-- Begin Dataset section --

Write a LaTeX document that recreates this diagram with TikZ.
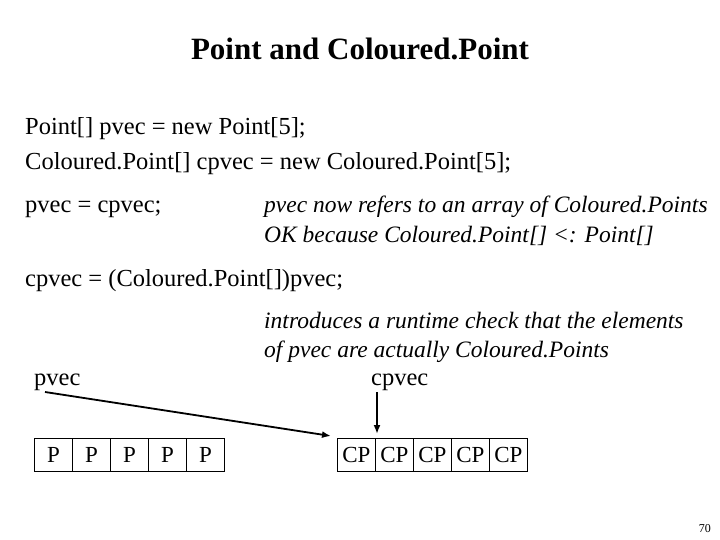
\documentclass[tikz,border=0pt]{standalone}
\usepackage{fontspec}
\usetikzlibrary{arrows.meta}
\setmainfont{Liberation Serif}
\begin{document}
\begin{tikzpicture}[x=1pt,y=-1pt,
  txt/.style={anchor=base west,inner sep=0pt,font=\fontsize{24.5}{28}\selectfont},
  itx/.style={txt,font=\fontsize{23.5}{28}\selectfont\itshape},
  cell/.style={draw,line width=0.8pt,minimum width=38pt,minimum height=33pt,inner sep=0pt,anchor=north west,font=\fontsize{23}{26}\selectfont},
  arr/.style={-{Latex[length=9pt,width=7pt]},line width=1.8pt}]
\useasboundingbox (0,0) rectangle (720,540);
\node[anchor=base,inner sep=0pt,font=\fontsize{31}{34}\selectfont\bfseries] (title) at (360,60) {Point and Coloured.Point};
\node[txt] (l1) at (25,135) {Point[] pvec = new Point[5];};
\node[txt] (l2) at (25,170) {Coloured.Point[] cpvec = new Coloured.Point[5];};
\node[txt] (l3) at (25,213) {pvec = cpvec;};
\node[itx] (c1) at (264,213) {pvec now refers to an array of Coloured.Points};
\node[itx] (c2) at (264,242) {OK because Coloured.Point[] <: Point[]};
\node[txt] (l4) at (25,286) {cpvec = (Coloured.Point[])pvec;};
\node[itx] (c3) at (264,328) {introduces a runtime check that the elements};
\node[itx] (c4) at (264,357) {of pvec are actually Coloured.Points};
\node[txt] (pv) at (34,385) {pvec};
\node[txt] (cpv) at (371,385) {cpvec};
\foreach \i in {0,...,4}{
  \node[cell] (p\i) at (34+38*\i,438) {P};
  \node[cell] (q\i) at (337+38*\i,438) {CP};
}
\coordinate (a1) at (45,392);
\coordinate (b1) at (377,392);
\draw[arr] (a1) -- (331,436);
\draw[arr] (b1) -- (377,434);
\node[anchor=base east,inner sep=0pt,font=\fontsize{12}{14}\selectfont] (pg) at (711,532) {70};
\end{tikzpicture}
\end{document}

-- End Dataset section --

Instructions to follow: Review the material and copy each line in which the word "that" appears.

Task solution:
Write a LaTeX document that recreates this diagram with TikZ.
\node[itx] (c3) at (264,328) {introduces a runtime check that the elements};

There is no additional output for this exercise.